Heel Elevation as an Immediate Fix
Raising your heels reduces the ankle dorsiflexion your body needs at any given squat depth. A meta-analysis of studies on healthy adults found that heel elevation significantly increased both ankle and knee range of motion during squatting. The effect was dose-dependent: elevations greater than 2.5 centimeters (roughly one inch) produced the most meaningful gains, adding about five degrees of ankle range on average.
You can achieve this with weightlifting shoes, which typically have a rigid heel between 0.5 and 1 inch, or by placing small weight plates under your heels. Weightlifting shoes are the better long-term solution because they’re stable and consistent. This isn’t cheating. It’s an equipment choice that accounts for individual limb proportions and ankle limitations. Many elite lifters squat in raised heels for their entire careers. That said, heel elevation works best alongside ongoing ankle mobility work, not as a permanent substitute for it.
What “Butt Wink” Actually Means
As you descend into a deep squat, your pelvis naturally shifts from a forward tilt to a slight backward tilt, and your lower back transitions from its normal arch into a flatter or even slightly rounded position. This is the phenomenon people call “butt wink.” It happens to virtually everyone at some depth. Research shows that your individual pelvic anatomy influences when and how much it occurs: people with certain pelvic structures maintain their lower back arch longer into the squat, while others lose it earlier.
A small amount of pelvic tuck at the very bottom of a deep squat is normal and not inherently dangerous. It becomes a concern when the rounding is large, happens early in the descent, or occurs under heavy load.
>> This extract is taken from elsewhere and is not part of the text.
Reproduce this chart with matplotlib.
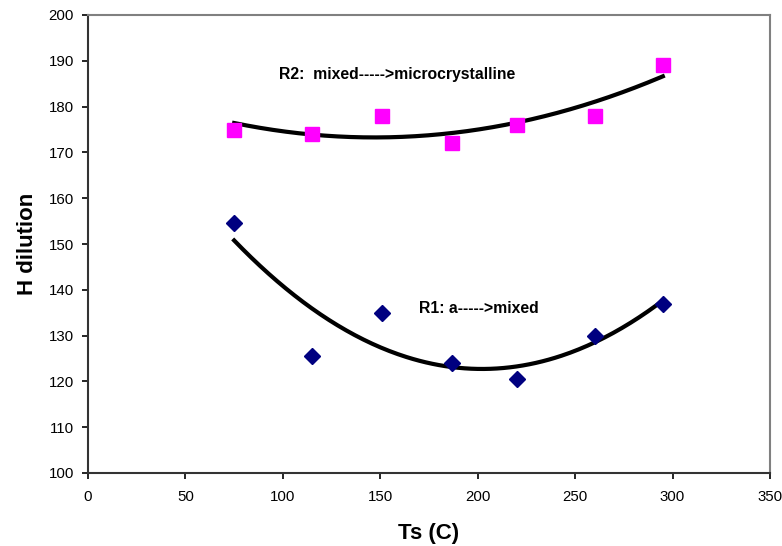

If you notice significant rounding, the fix is usually one of three things: limiting depth to just above the point where it starts when using heavy weights, improving hip flexor and hamstring flexibility so the pelvis isn’t being pulled into a tuck, or widening your stance so the thighs have somewhere to go without pushing against the pelvis.
Why Deeper Squats Build More Muscle
There’s a concrete reward for chasing depth. EMG research comparing partial, parallel, and full-depth squats found that the glutes contributed 16.9% of total muscle activity during partial squats, 28.0% during parallel squats, and 35.4% during full-depth squats. That’s roughly double the glute activation from going deep versus cutting the squat short. Interestingly, the quadriceps and hamstrings didn’t change significantly across depths. The glutes are the primary beneficiary of extra depth, which makes sense: they’re stretched most at the bottom and have to work hardest to reverse the movement.
Putting It Into Practice
Mobility gains don’t happen overnight, but they do happen faster than most people expect if you’re consistent. A reasonable approach is to spend five to ten minutes before every squat session on the specific limitation holding you back. If it’s ankles, prioritize the wall stretch and calf rolling. If it’s hips, focus on the frog stretch, Cossack squats, and goblet squat pry. If you’re not sure, the goblet squat pry covers all three joints and will reveal where you’re tightest.
During your working sets, use a box or bench set at your current maximum comfortable depth. Lower to it on every rep to build confidence and consistency at that range. Every week or two, switch to a slightly lower surface. Pair this with heel elevation if ankle mobility is a major limiter, and you should see meaningful improvement within four to six weeks. Record yourself from the side periodically so you can track your depth objectively, since what feels deep and what looks deep are often very different things.